David Desharnais can be pretty wacky in terms of consistency, so it makes it difficult to accurately gauge what his performances will be like over the course of a month. When he’s hot, he tends to burn brightly, and when the game goes the other way he goes ice-cold. His first month numbers attest to that: a red-hot start after the lockout quickly fizzled, followed by a brutally cold streak in October of 2013 - you may recall Montreal mayor Denis Coderre calling for a trip to Hamilton for the diminutive forward. Desharnais’ bad year earned him a reputation as a slow starter, but it’s not entirely deserved; he’s just a consistently inconsistent 50-point man, and sometimes those cold snaps come at the start of the season.

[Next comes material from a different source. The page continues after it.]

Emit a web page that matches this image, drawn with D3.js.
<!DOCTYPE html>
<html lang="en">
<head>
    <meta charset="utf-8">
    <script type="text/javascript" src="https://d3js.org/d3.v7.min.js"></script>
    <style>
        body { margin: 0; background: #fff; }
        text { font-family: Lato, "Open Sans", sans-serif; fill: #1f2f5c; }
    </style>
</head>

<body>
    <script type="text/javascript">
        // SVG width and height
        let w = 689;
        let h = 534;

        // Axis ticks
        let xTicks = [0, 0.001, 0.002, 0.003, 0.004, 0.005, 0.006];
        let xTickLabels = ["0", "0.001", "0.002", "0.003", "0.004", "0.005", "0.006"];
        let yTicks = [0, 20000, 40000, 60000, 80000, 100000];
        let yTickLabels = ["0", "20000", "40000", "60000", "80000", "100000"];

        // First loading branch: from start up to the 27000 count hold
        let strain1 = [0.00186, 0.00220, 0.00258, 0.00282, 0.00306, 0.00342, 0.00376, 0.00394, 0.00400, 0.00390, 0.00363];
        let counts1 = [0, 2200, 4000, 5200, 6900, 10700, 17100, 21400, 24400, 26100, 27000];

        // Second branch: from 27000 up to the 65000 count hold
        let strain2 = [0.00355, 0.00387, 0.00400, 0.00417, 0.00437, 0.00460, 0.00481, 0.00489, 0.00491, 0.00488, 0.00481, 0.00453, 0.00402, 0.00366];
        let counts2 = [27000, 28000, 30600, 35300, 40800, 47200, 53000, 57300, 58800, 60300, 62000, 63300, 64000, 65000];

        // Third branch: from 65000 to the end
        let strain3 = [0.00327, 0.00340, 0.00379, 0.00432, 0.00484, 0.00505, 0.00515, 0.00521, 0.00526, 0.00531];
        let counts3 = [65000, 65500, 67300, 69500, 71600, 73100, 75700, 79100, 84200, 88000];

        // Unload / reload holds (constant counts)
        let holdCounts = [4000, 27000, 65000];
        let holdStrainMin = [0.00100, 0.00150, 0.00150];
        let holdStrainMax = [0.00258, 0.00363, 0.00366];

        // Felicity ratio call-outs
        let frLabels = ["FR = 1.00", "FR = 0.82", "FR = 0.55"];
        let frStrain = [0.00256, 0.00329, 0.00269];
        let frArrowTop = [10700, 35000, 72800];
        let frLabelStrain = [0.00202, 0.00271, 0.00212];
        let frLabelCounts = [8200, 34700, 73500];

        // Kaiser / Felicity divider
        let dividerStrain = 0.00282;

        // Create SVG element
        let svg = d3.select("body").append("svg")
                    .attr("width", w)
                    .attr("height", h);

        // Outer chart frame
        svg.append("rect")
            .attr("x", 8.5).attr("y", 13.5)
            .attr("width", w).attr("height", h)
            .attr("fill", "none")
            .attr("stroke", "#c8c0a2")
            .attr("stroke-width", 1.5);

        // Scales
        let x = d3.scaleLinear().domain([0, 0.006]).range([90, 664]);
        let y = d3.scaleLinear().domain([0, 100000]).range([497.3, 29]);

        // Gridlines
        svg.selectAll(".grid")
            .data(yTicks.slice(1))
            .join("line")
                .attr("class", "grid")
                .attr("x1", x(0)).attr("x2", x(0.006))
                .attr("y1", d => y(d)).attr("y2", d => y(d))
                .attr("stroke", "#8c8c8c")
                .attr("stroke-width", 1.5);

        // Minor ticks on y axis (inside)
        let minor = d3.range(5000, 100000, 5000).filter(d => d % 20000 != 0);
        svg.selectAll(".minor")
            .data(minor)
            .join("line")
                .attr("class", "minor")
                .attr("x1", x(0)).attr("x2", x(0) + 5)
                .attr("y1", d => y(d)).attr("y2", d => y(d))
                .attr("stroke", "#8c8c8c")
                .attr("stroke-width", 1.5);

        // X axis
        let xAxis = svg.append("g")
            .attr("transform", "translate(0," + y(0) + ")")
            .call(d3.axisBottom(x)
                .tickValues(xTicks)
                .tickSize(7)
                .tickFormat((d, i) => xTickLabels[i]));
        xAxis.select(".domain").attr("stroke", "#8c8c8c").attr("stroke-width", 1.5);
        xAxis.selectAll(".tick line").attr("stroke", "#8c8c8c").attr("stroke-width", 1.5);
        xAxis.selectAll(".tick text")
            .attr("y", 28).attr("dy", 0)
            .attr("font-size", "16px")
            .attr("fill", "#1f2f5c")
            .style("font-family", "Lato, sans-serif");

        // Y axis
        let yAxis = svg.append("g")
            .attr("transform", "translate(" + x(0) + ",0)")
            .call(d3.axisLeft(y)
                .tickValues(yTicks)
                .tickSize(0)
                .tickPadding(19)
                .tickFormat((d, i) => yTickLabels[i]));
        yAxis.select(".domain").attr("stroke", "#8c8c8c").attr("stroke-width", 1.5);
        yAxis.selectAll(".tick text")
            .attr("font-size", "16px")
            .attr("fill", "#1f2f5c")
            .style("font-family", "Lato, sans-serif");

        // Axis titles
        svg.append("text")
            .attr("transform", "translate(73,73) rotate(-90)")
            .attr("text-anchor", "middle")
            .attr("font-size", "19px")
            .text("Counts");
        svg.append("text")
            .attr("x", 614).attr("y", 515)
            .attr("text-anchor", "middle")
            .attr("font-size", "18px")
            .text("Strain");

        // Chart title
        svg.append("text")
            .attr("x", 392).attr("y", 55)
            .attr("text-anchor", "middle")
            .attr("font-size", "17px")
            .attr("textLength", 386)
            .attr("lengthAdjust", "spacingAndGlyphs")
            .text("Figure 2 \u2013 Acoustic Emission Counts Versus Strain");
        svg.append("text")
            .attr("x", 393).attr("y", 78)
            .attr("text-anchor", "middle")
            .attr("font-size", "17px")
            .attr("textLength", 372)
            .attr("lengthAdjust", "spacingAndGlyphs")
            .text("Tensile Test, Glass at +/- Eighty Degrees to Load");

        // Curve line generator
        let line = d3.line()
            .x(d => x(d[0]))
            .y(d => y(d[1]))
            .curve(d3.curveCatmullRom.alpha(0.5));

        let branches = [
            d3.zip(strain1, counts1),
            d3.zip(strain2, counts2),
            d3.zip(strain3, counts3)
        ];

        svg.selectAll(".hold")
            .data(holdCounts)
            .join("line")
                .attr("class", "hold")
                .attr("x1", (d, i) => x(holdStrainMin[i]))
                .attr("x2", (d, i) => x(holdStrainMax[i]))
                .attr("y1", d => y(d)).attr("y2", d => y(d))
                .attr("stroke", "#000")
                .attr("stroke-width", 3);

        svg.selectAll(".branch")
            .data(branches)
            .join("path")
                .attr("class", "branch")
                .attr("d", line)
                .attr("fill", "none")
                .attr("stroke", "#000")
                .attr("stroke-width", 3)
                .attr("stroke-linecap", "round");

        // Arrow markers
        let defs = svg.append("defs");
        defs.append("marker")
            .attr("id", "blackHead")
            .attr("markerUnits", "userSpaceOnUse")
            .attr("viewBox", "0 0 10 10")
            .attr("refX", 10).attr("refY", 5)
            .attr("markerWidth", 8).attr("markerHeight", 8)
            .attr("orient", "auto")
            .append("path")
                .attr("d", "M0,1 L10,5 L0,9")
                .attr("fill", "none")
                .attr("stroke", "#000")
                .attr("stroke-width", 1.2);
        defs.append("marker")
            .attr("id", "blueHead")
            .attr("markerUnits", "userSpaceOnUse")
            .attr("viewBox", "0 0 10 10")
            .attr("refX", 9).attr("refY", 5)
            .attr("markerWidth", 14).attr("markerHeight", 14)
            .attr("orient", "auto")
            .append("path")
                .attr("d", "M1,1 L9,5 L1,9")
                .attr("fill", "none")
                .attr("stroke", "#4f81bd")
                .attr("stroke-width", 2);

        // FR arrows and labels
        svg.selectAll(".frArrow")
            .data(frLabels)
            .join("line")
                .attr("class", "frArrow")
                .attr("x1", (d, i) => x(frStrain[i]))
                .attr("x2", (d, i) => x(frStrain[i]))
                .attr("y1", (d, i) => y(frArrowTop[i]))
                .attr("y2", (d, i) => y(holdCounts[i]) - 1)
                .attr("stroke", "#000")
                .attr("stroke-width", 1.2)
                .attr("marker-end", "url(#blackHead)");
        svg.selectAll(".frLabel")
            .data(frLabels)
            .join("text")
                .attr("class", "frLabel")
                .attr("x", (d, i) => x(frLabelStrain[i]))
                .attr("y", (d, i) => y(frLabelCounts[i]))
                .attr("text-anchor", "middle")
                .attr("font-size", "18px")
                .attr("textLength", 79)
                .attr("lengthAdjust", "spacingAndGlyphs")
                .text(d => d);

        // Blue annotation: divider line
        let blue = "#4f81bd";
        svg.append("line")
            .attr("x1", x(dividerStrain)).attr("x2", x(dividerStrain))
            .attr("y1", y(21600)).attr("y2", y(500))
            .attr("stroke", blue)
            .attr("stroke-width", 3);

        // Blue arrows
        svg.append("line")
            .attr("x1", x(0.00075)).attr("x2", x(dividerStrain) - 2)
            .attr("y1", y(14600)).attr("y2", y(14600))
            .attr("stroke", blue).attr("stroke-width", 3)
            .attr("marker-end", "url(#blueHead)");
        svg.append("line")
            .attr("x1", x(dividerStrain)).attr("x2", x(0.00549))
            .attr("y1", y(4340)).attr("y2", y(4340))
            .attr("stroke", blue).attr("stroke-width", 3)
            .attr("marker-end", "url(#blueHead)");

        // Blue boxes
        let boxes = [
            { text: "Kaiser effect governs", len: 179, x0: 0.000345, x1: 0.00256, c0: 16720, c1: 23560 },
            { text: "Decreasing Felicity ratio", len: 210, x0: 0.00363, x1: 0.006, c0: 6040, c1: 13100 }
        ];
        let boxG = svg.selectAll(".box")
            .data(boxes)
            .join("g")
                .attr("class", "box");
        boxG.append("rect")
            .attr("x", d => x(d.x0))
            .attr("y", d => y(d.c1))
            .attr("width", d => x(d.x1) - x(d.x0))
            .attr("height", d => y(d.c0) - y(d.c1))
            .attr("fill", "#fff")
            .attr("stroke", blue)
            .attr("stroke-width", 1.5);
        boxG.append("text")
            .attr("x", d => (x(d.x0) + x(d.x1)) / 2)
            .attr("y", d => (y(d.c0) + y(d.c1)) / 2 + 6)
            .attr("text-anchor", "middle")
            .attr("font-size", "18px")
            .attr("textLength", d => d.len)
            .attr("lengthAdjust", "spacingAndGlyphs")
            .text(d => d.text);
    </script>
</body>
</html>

Of course, Desharnais’ numbers tend to go as Pacioretty’s do, and we can see Desharnais reaping the benefit of Patches’ scoring prowess here. However, Pacioretty is a more consistent and productive player, and as a result his swings in percentage are not quite as drastic. Simply put, Pacioretty’s lows aren’t as low as Desharnais’, and as one of the league’s leading snipers, is highs are positively stratospheric. Even in 2013, when Pacioretty only played five games in October due to a hamstring injury, we can see him settling into a comfortable pace that had him finish the season with an average of 0.82 PPG. Pacioretty might start hot or he might start cold, but you can bet that he’ll find his way to 35 goals by season’s end.

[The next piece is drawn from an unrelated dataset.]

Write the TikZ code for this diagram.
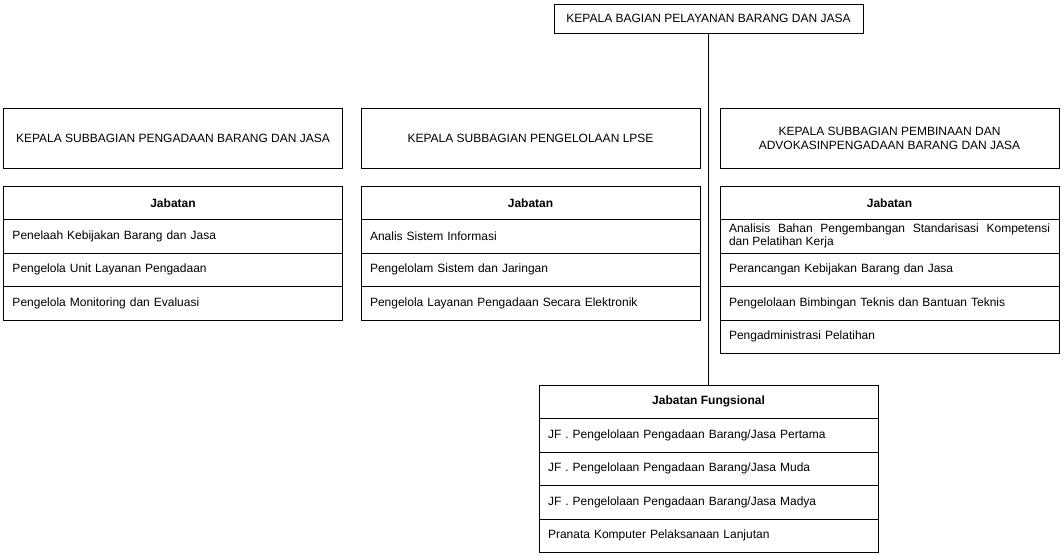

Photo credit: USA TODAY Sports

Galchenyuk and Gallagher have both seen their October percentages dip over the course of three years. For Galchenyuk, it’s because he’s had consistent production over the first month with increasing point totals over the course of the season. Considering he hasn’t yet hit his offensive ceiling, we should see the same amount of points from him to start this year, but it’s likely (and welcome) that his October percentage should drop this year if he tru;y breaks out. Gallagher is more likely to take the average of the past three seasons, seven or eight points, and roll into his yearly 45-50-point production from there.

We’re dealing with relatively small sample sizes here, and these numbers only show which players have a tendency towards a disproportionately hot or cold start to their season. In the case of the core Montreal forwards looked at here, nobody really falls to the extreme, and nobody is really deserving of a reputation of consistently slow or hot starts; even the frequently-targeted David Desharnais’ brutal start to 2013-14 was an anomaly.

The Habs don’t have anybody that’s going to be labelled Mr. October anytime soon, but the upward trend in production over three years from younger players, the addition of some potential new offence, and the maturation of the team could set them up to be in a good place one month into the season.